The former, of course. And the CFPB director has a capacity for swiftness and secrecy that multimember commissions can only envy, for the reasons that Alexander Hamilton famously identified in Federalist No. 70:
That unity is conducive to energy will not be disputed. Decision, activity, secrecy, and despatch will generally characterize the proceedings of one man in a much more eminent degree than the proceedings of any greater number; and in proportion as the number is increased, these qualities will be diminished.
A multi-member commission is the “diminished” one. Its commissioners must debate with one another, grapple with their arguments and at least respond to those arguments in the agency’s final decisions. Yes, a multimember commission will have bipartisan members, and thus some who disagree with the president; but the commission as a whole will still reliably support the president’s policy preferences—it will just require more process to do so.
An independent single-leader agency, by contrast, will have energy that commissions lack. When a CFPB director wants to make policy not directly in line with the administration, he will have at least some advantage over independent commissions. And when the CFPB director serves under a president who did not appoint him—like Director Richard Cordray under President Donald Trump, a pattern that will repeat itself given the CFPB director’s five-year term—this problem of CFPB “energy” will become particularly significant. In at least those circumstances, the CFPB’s energy detracts from the president’s.
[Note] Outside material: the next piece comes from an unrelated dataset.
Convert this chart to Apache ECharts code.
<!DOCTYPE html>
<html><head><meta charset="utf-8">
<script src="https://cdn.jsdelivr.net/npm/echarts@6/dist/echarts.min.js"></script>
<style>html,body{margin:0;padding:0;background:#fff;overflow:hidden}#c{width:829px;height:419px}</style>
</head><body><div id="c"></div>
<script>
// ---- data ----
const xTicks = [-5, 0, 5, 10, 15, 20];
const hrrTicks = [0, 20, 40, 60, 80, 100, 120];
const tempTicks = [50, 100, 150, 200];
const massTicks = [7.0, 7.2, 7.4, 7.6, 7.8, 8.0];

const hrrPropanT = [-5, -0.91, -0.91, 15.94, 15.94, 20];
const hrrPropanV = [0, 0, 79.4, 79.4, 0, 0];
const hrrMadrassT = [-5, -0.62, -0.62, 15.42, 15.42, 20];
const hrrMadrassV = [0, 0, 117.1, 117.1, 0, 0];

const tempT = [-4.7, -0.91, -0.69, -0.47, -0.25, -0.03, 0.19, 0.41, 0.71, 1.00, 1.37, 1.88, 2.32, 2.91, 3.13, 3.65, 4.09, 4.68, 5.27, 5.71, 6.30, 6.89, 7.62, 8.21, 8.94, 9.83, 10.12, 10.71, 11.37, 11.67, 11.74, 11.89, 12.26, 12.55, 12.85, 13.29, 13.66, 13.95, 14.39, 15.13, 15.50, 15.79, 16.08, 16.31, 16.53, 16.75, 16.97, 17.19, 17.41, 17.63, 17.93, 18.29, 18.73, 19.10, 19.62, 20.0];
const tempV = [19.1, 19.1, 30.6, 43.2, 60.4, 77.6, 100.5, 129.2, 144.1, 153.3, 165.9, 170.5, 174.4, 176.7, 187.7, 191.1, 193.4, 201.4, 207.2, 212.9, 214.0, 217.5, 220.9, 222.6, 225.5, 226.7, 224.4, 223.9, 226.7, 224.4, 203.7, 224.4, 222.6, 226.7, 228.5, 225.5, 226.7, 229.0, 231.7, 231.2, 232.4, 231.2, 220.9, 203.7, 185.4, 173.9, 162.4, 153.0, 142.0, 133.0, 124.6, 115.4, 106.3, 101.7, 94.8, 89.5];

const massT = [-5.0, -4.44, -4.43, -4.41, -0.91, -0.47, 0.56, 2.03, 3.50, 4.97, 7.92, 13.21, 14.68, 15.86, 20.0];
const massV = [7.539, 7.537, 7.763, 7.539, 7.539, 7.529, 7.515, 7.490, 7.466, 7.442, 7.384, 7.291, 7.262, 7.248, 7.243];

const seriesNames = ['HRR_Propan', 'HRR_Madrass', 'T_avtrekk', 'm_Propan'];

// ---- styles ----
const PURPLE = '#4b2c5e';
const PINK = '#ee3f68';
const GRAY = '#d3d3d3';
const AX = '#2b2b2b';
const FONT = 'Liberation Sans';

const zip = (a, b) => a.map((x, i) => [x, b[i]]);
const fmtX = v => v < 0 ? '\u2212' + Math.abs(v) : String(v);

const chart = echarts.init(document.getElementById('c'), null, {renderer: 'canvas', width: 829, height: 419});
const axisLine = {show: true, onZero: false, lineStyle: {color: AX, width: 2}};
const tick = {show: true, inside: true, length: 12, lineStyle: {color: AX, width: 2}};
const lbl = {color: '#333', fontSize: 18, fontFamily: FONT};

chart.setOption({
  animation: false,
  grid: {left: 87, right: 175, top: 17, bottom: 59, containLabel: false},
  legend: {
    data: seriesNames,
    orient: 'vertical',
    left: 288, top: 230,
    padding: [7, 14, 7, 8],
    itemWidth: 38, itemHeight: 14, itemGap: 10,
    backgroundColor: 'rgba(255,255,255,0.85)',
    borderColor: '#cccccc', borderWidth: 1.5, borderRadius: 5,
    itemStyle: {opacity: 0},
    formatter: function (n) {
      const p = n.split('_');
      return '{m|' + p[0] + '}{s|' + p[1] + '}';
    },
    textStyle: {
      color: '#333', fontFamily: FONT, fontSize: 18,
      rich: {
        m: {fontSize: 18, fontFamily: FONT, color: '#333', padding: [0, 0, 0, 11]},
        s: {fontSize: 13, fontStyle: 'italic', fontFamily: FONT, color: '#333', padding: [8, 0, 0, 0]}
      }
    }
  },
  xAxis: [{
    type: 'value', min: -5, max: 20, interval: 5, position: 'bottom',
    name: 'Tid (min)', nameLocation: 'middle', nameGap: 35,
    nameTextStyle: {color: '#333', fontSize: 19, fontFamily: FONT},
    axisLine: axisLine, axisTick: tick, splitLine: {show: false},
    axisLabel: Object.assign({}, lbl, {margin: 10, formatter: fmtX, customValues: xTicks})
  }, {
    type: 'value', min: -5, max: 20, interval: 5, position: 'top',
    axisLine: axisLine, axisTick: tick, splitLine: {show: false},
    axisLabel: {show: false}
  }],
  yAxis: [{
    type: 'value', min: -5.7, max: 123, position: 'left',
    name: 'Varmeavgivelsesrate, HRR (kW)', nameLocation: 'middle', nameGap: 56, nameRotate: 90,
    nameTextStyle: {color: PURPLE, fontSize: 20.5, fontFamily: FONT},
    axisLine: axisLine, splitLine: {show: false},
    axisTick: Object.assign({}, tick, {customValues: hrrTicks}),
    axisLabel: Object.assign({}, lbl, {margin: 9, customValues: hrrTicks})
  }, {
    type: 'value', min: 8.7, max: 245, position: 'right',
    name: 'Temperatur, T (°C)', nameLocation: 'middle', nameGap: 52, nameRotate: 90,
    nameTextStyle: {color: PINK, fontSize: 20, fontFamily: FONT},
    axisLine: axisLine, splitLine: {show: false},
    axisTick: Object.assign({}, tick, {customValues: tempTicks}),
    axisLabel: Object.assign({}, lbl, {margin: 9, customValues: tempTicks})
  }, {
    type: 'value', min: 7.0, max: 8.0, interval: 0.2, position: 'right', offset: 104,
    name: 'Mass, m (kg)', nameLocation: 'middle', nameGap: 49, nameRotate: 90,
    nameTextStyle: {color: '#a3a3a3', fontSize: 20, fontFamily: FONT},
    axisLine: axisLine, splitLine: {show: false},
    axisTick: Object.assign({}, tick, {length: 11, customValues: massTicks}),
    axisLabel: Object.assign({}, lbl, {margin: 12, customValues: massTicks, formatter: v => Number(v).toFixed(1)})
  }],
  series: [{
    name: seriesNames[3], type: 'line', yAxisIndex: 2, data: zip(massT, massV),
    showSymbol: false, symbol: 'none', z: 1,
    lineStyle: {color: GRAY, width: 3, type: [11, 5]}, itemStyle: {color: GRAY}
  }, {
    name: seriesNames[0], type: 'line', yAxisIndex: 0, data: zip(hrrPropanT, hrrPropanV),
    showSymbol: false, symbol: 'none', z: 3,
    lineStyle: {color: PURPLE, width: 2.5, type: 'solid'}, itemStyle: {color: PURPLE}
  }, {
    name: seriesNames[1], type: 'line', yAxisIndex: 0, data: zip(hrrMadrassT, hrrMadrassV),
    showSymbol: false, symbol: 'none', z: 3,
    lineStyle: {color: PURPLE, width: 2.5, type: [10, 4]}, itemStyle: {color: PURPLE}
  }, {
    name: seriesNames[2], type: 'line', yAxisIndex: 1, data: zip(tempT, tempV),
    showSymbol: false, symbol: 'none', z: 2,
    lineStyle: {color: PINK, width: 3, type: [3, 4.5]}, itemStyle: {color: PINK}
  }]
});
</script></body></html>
In any event, if the traditional justifications for special independence of multimember commissions have evaporated, then the best constitutional outcome would be to reconsider the doctrines justifying multimember-commission independence in the first place, not to conjure up new doctrines to justify the independence of single-leader agencies. The CFPB director’s immense powers—his broad policymaking and enforcement jurisdiction, his freedom to spend money untied to Congress’ power of the purse—put this office well beyond the bounds of Morrison’s independent counsel, “an inferior officer … with limited jurisdiction and tenure and lacking policymaking or significant administrative authority.”
There remains one last question: Can the court decide the constitutional question presented in Seila Law without first determining whether the CFPB’s for-cause removal statute allows the president to remove the CFPB director over policy disagreement? Or, stated another way, can the court adjudicate the CFPB’s independence without first determining how independent the CFPB actually is?
I raised this question recently, because it seems to me that to apply the fact-sensitive Morrison test to the CFPB director would require at least some inquiry into how much protection the statute actually gives the CFPB director against the president. The court has offered contradictory dicta on this over the years; perhaps Seila Law will be the case that finally settles that matter—either in the course of deciding that the CFPB’s structure is unconstitutional, or in the course of avoiding the constitutional question by construing the agency’s independence in a way that does not detract from the president’s constitutional power.